Hacerlo sentaría un precedente para las futuras crisis sanitarias que, casi con seguridad, enfrentaremos.
La decisión de los Estados Unidos a favor de liberar las patentes de las vacunas contra el COVID-19 es un paso importante para acabar con la enorme desigualdad de acceso, aunque no va a solucionar la escasez mundial, al menos no en el corto plazo. Mientras la pandemia sigue haciendo estragos, la discusión sobre las patentes pone de presente el problema que supone el monopolio de las empresas farmacéuticas en tiempos de crisis y la necesidad de considerar las vacunas como un bien público mundial.
Desde el año pasado, India y Sudáfrica lideran una propuesta ante la Organización Mundial del Comercio (OMC) para suspender temporalmente las patentes de las vacunas y otras tecnologías contra el coronavirus. Si esta exención se adoptara, compañías y Estados alrededor del mundo podrían fabricar estas vacunas libremente sin temor a enfrentar demandas y sanciones.
Estados Unidos tiene una larga tradición de castigar a los países que violan las patentes de empresas farmacéuticas. Por eso la decisión de Biden ha sido aplaudida por instituciones públicas, organizaciones humanitarias y expertos de salud pública, y tiene el potencial de sentar un precedente para futuras crisis sanitarias que, casi con seguridad, enfrentaremos.
Con todo, existen varios obstáculos para la liberación de las patentes. Por una parte, la OMC funciona por consenso entre sus 164 miembros y aunque más de 100 países, sobre todo emergentes, apoyan la medida, habría que sortear la oposición de grandes economías como Reino Unido, Japón y la Unión Europea. La nueva postura de la administración Biden puede ejercer presión y convencer a otros países a ceder para llegar a un acuerdo, pero son negociaciones que podrían tardar meses, en medio de una tragedia que no da espera.
Además, liberar las patentes sería solo el primer paso. Las tecnologías con que se fabrican las vacunas son tan importantes como su fórmula, y la OMC no tiene el poder para obligar a las farmacéuticas a compartir este conocimiento, aunque los países sí pueden hacerlo cuando negocian con ellas. Finalmente, se necesitarían enormes inversiones para aumentar la capacidad mundial de manufactura de vacunas, especialmente las que usan nuevas tecnologías, pues durante el último año los problemas y retrasos en la cadena de producción han sido la norma.

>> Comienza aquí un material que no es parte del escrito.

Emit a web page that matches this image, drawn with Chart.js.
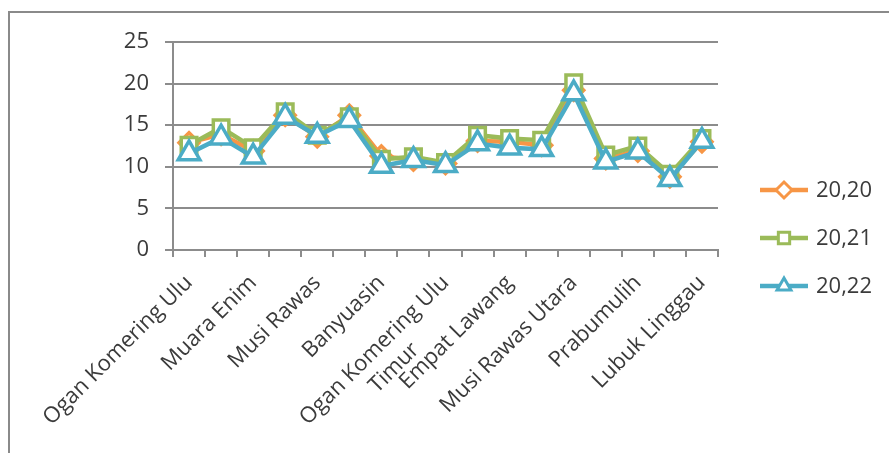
<!DOCTYPE html>
<html>
<head>
<meta charset="utf-8">
<script src="https://cdn.jsdelivr.net/npm/chart.js@4/dist/chart.umd.min.js"></script>
<style>
  html, body { margin: 0; padding: 0; background: #ffffff; }
  #wrap { position: relative; width: 889px; height: 453px; overflow: hidden; }
  #frame { position: absolute; left: 8px; top: 11px; width: 900px; height: 460px;
           border-left: 2px solid #8a8a8a; border-top: 2px solid #8a8a8a; box-sizing: border-box; }
  canvas { position: absolute; left: 0; top: 0; }
</style>
</head>
<body>
<div id="wrap">
  <div id="frame"></div>
  <canvas id="chart" width="889" height="453"></canvas>
</div>
<script>
// Kabupaten / kota, Sumatera Selatan
const categories = [
  'Ogan Komering Ulu', 'Ogan Komering Ilir', 'Muara Enim', 'Lahat',
  'Musi Rawas', 'Musi Banyuasin', 'Banyuasin', 'Ogan Komering Ulu Selatan',
  'Ogan Komering Ulu Timur', 'Ogan Ilir', 'Empat Lawang', 'Penukal Abab Lematang Ilir',
  'Musi Rawas Utara', 'Palembang', 'Prabumulih', 'Pagar Alam', 'Lubuk Linggau'
];

const seriesNames = ['20,20', '20,21', '20,22'];

const values2020 = [12.9, 13.9, 11.9, 16.2, 13.6, 16.2, 11.3, 10.8, 10.4, 13.1, 13.0, 12.6, 19.2, 11.0, 11.9, 8.8, 13.0];
const values2021 = [12.6, 14.7, 12.3, 16.6, 13.8, 16.0, 10.9, 11.2, 10.5, 13.8, 13.4, 13.2, 20.1, 11.4, 12.5, 9.1, 13.4];
const values2022 = [11.6, 13.5, 11.2, 16.0, 13.7, 15.6, 10.1, 10.8, 10.2, 12.8, 12.3, 12.1, 18.8, 10.6, 11.8, 8.5, 13.1];

const yTicks = [0, 5, 10, 15, 20, 25];

const colors = ['#F79646', '#9BBB59', '#4BACC6'];
const markers = ['rectRot', 'rect', 'triangle'];
const markerRadius = [10, 11, 12.5];

const FONT = "'Open Sans', 'DejaVu Sans', sans-serif";
const FONT_SIZE = 22;
const TEXT = '#3b3b3b';
const GRID = '#8c8c8c';

// long names break after the third word; the shorter line is padded so both lines sit centred
const measureCtx = document.createElement('canvas').getContext('2d');
function wrapLabel(s) {
  const w = s.split(' ');
  if (w.length <= 3) return s;
  const first = w.slice(0, 3).join(' ');
  let second = w.slice(3).join(' ');
  measureCtx.font = FONT_SIZE + 'px ' + FONT;
  const target = (measureCtx.measureText(first).width + measureCtx.measureText(second).width) / 2;
  while (measureCtx.measureText(second + ' ').width <= target) second += ' ';
  return [first, second];
}

const allValues = [values2020, values2021, values2022];

const datasets = allValues.map((vals, i) => ({
  label: seriesNames[i],
  data: vals,
  order: allValues.length - 1 - i,
  borderColor: colors[i],
  backgroundColor: '#ffffff',
  borderWidth: 4.5,
  pointStyle: markers[i],
  pointRadius: markerRadius[i],
  pointBorderWidth: 3.5,
  pointBorderColor: colors[i],
  pointBackgroundColor: '#ffffff',
  tension: 0,
  fill: false
}));

// legend at the right: line segment with its marker, then the series name
const sideLegend = {
  id: 'sideLegend',
  afterDraw(chart) {
    const ctx = chart.ctx;
    const area = chart.chartArea;
    const x0 = area.right + 42;
    const lineLen = 48;
    const gap = 48;
    const yStart = area.bottom - 60;
    ctx.save();
    seriesNames.forEach((name, i) => {
      const y = yStart + i * gap;
      ctx.strokeStyle = colors[i];
      ctx.lineWidth = 4.5;
      ctx.beginPath();
      ctx.moveTo(x0, y);
      ctx.lineTo(x0 + lineLen, y);
      ctx.stroke();
      ctx.fillStyle = '#ffffff';
      ctx.strokeStyle = colors[i];
      ctx.lineWidth = 3;
      Chart.helpers.drawPoint(ctx, {
        pointStyle: markers[i], rotation: 0, borderWidth: 3, radius: 8
      }, x0 + lineLen / 2, y);
      ctx.fillStyle = TEXT;
      ctx.font = FONT_SIZE + 'px ' + FONT;
      ctx.textAlign = 'left';
      ctx.textBaseline = 'middle';
      ctx.fillText(name, x0 + lineLen + 8, y + 1);
    });
    ctx.restore();
  }
};

new Chart(document.getElementById('chart'), {
  type: 'line',
  data: { labels: categories, datasets },
  plugins: [sideLegend],
  options: {
    responsive: false,
    animation: false,
    layout: { padding: { top: 42, right: 171, bottom: 0, left: 0 } },
    plugins: { legend: { display: false }, tooltip: { enabled: false } },
    scales: {
      x: {
        offset: true,
        afterFit(scale) { scale.height = 203; },
        border: { display: true, color: GRID, width: 2 },
        grid: { offset: true, drawOnChartArea: false, drawTicks: true, tickLength: 7, color: GRID, lineWidth: 2 },
        ticks: {
          autoSkip: false,
          maxRotation: 45,
          minRotation: 45,
          padding: 13,
          color: TEXT,
          font: { family: FONT, size: FONT_SIZE, lineHeight: 1.2 },
          callback(value, index) {
            return index % 2 === 0 ? wrapLabel(categories[index]) : '';
          }
        }
      },
      y: {
        min: yTicks[0],
        max: yTicks[yTicks.length - 1],
        afterFit(scale) { scale.width = 173; },
        afterBuildTicks(scale) { scale.ticks = yTicks.map(v => ({ value: v })); },
        border: { display: true, color: GRID, width: 2 },
        grid: { color: GRID, lineWidth: 2, tickLength: 8, drawTicks: true },
        ticks: {
          padding: 16,
          color: TEXT,
          font: { family: FONT, size: FONT_SIZE }
        }
      }
    }
  }
});
</script>
</body>
</html>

Como era de esperarse, a las farmacéuticas no les hizo ninguna gracia el anuncio de la administración Biden y tampoco tienen la intención de compartir patentes que les representarán billones de dólares en ganancias en los próximos años. También señalaron, con razón, que parte de la culpa por la escasez es de los países ricos que están acaparando vacunas, en lugar de compartirlas de manera más equitativa con las naciones en desarrollo.
Luego están los argumentos, bastante cuestionables, de que las protecciones a la propiedad intelectual son cruciales para promover la innovación científica y que la ausencia de lucro desincentivaría el desarrollo de nuevos fármacos, pero olvidan mencionar que la inversión pública fue determinante para el desarrollo de las vacunas contra el coronavirus. La de AstraZeneca recibió al menos un 97 % de financiación estatal y humanitaria, y la tecnología en la que se basan las vacunas de Pfizer y Moderna también fue financiada durante décadas con dineros públicos antes de ser adoptada por las empresas farmacéuticas.
Por eso, como bien dijo la representante comercial de Estados Unidos, Katherine Tai, “las circunstancias extraordinarias de la pandemia de COVID-19 exigen medidas extraordinarias”.